Wrapping up year's yard and garden work
It’s 18 degrees, our first real hard freeze, this early Sunday morning as I sit down to write. It’s a bittersweet time of year as I wrap up most of the year’s yard and garden work. There were days last summer when I didn’t look forward to mowing, and days when I didn’t want to hoe or pull weeds in the garden. We were tired of picking and canning beans and tomatoes before they were done producing, too. My wife, Sue, and I spent several hours in the past week processing some of our abundant kale and a row of parsnips for freezing. We gave bags of kale away, too, but there may still be some left to harvest despite last night’s freeze. It’s a hardy plant! The winter squash crop was placed in a cool storage room in the basement where it keeps until spring if it lasts that long.
Other outdoor tasks included a little tree and shrub pruning now that the leaves are gone. It was easier to see where branches cross and rub; where weak, narrow forks have formed, and where a little of the past year’s wind damage still needed to be cleaning up. Pruning cuts made now don’t attract insects or fungus problems because they remain dry. Woody plants have all winter to “compartmentalize” at the cut site. That “walling off” process leaves pruning wounds more difficult for insects and disease organisms to penetrate next spring and the plants won’t bleed as much when sap flow starts again.
The last leaves (except those still clinging to the red oaks) have been shredded up and tilled into the garden plots where they make good soil amendments and feed the earth worms. A light application of fall fertilizer with lower nitrogen and moderate levels of phosphorus and potassium should help the grass get through the winter and next spring with a stronger, deeper root system. The last mowing was completed and the mower “put to bed” for the winter. That process included a thorough cleanup, sharpening the blade and an oil change. Some folks drain the fuel system and run the mower till it stalls out of gas before storing it. I have had good luck completely filling the fuel system with gasoline treated with a fuel stabilizing compound. It usually starts on the first or second pull in the spring. The last thing I do is to remove the spark plug and add a small amount of oil directly into the cylinder. A couple of pulls on the starter cord distributes the oil. The plug is then re-installed and that’s it until spring.
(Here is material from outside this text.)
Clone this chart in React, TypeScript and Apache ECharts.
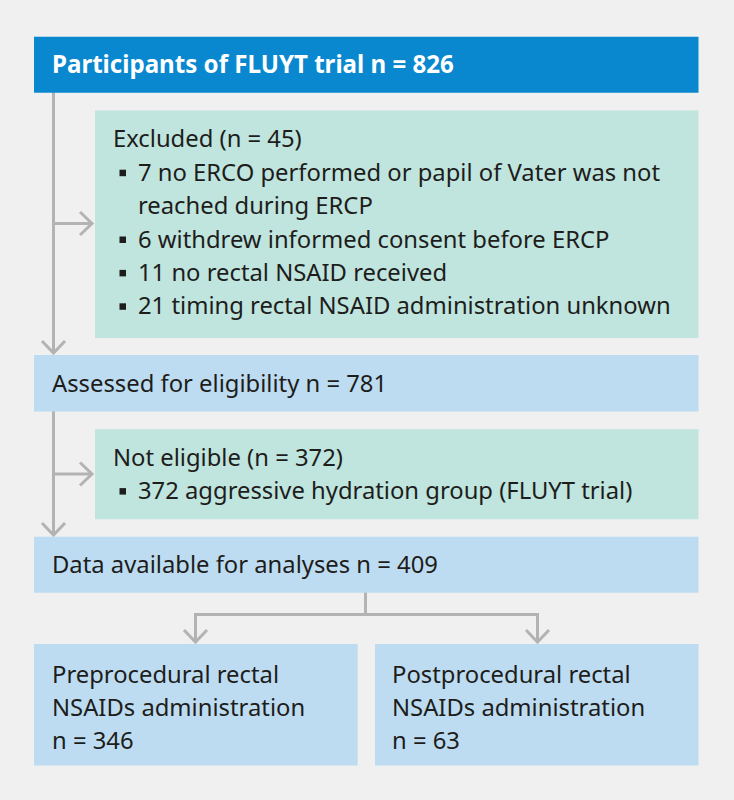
import React, { useEffect, useRef } from "react";
import * as echarts from "echarts";

// ---- Data (texts of the flow chart) ----
const headerText = "Participants of FLUYT trial n = 826";
const excludedTitle = "Excluded (n = 45)";
const excludedItems: string[][] = [
  ["7 no ERCO performed or papil of Vater was not", "reached during ERCP"],
  ["6 withdrew informed consent before ERCP"],
  ["11 no rectal NSAID received"],
  ["21 timing rectal NSAID administration unknown"],
];
const assessedText = "Assessed for eligibility n = 781";
const notEligibleTitle = "Not eligible (n = 372)";
const notEligibleItems: string[][] = [["372 aggressive hydration group (FLUYT trial)"]];
const dataAvailableText = "Data available for analyses n = 409";
const groupLabels: string[][] = [
  ["Preprocedural rectal", "NSAIDs administration", "n = 346"],
  ["Postprocedural rectal", "NSAIDs administration", "n = 63"],
];

// ---- Styling ----
const BG = "#eff0ef";
const HEADER_BLUE = "#0a88cf";
const LIGHT_BLUE = "#bddcf1";
const TEAL = "#c0e4de";
const LINE = "#b3b3b3";
const TEXT = "#1d1d1b";
const FONT = "'Noto Sans', 'DejaVu Sans', sans-serif";
const FS = 23.8;
const FS_HEAD = 24.1;
const LH = 33.4;

function txt(text: string, x: number, y: number, extra: any = {}) {
  return {
    type: "text",
    x,
    y,
    silent: true,
    style: {
      text,
      fill: extra.fill || TEXT,
      font: `${extra.bold ? "bold " : ""}${extra.bold ? FS_HEAD : FS}px ${FONT}`,
      align: "left",
      verticalAlign: "middle",
    },
  };
}

function box(x: number, y: number, w: number, h: number, fill: string) {
  return { type: "rect", silent: true, shape: { x, y, width: w, height: h }, style: { fill } };
}

function seg(points: number[][]) {
  return {
    type: "polyline",
    silent: true,
    shape: { points },
    style: { stroke: LINE, lineWidth: 3, fill: null, lineJoin: "miter" },
  };
}

function arrowDown(x: number, tipY: number) {
  return seg([
    [x - 11.5, tipY - 12],
    [x, tipY],
    [x + 11.5, tipY - 12],
  ]);
}
function arrowRight(tipX: number, y: number) {
  return seg([
    [tipX - 12, y - 11.5],
    [tipX, y],
    [tipX - 12, y + 11.5],
  ]);
}

function bulletList(title: string, items: string[][], titleY: number, elements: any[]) {
  elements.push(txt(title, 113, titleY));
  let y = titleY + LH;
  items.forEach((lines) => {
    elements.push({
      type: "rect",
      silent: true,
      shape: { x: 119.5, y: y - 2, width: 6.5, height: 6.5 },
      style: { fill: TEXT },
    });
    lines.forEach((l) => {
      elements.push(txt(l, 138, y));
      y += LH;
    });
  });
}

function buildElements() {
  const el: any[] = [];
  const L = 34,
    R = 698.5,
    W = R - L;
  const trunkX = 53.5;

  // connectors
  el.push(seg([[trunkX, 92], [trunkX, 353]]));
  el.push(arrowDown(trunkX, 353));
  el.push(seg([[trunkX, 223.5], [92, 223.5]]));
  el.push(arrowRight(92, 223.5));
  el.push(seg([[trunkX, 411], [trunkX, 535]]));
  el.push(arrowDown(trunkX, 535));
  el.push(seg([[trunkX, 474], [92, 474]]));
  el.push(arrowRight(92, 474));
  el.push(seg([[365.5, 592], [365.5, 614.5]]));
  el.push(seg([[195.5, 642], [195.5, 614.5], [537.5, 614.5], [537.5, 642]]));
  el.push(arrowDown(195.5, 642));
  el.push(arrowDown(537.5, 642));

  // boxes
  el.push(box(L, 36.7, W, 56, HEADER_BLUE));
  el.push(box(95, 110.5, R - 95, 227.5, TEAL));
  el.push(box(L, 355, W, 56.5, LIGHT_BLUE));
  el.push(box(95, 429.3, R - 95, 90, TEAL));
  el.push(box(L, 536.7, W, 56, LIGHT_BLUE));
  el.push(box(L, 644, 357.7 - L, 121.5, LIGHT_BLUE));
  el.push(box(375, 644, R - 375, 121.5, LIGHT_BLUE));

  // texts
  el.push(txt(headerText, 52, 63.5, { bold: true, fill: "#ffffff" }));
  bulletList(excludedTitle, excludedItems, 138.3, el);
  el.push(txt(assessedText, 52, 383));
  bulletList(notEligibleTitle, notEligibleItems, 456.7, el);
  el.push(txt(dataAvailableText, 52, 564));
  const gx = [52, 392];
  groupLabels.forEach((lines, gi) => {
    lines.forEach((l, li) => el.push(txt(l, gx[gi], 673.5 + li * LH)));
  });
  return el;
}

export default function App() {
  const ref = useRef<HTMLDivElement>(null);
  useEffect(() => {
    if (!ref.current) return;
    const chart = echarts.init(ref.current, null, { renderer: "svg" });
    chart.setOption({
      animation: false,
      backgroundColor: BG,
      graphic: { elements: buildElements() },
    });
    return () => chart.dispose();
  }, []);
  return (
    <div
      ref={ref}
      style={{ position: "absolute", left: 0, top: 0, width: 734, height: 800 }}
    />
  );
}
I’d like to add some well-composted manure to the garden plots, but haven’t had time to deal with that yet. Manure adds important organic matter to the soil like the shredded leaves I’ve already tilled in, but contains more nutrients. The summer’s compost pile still needs to be spread out, too, before the garden is ready for winter. Those who may have planted new trees or shrubs (particularly conifers) during the past year would do them a big favor by watering them every week it doesn’t rain right up until the ground freezes. They’ll survive the winter in much better condition if they enter it well hydrated.
I plugged in the birdbath heater yesterday when I saw a crust of ice on it. Puddles left from the last rain have disappeared with recent dry weather and made the bird bath a focal point for birds that visit our yard again. There are a few things left to do outdoors, but we’re nearly in winter mode. I know I’m going to miss some of those growing season outdoor activities now that they’re done for this year, but the remainder of fall and the coming winter will have their own outdoor activities to enjoy. I look forward to those.
Steve Lekwa is a former director of Story County Conservation.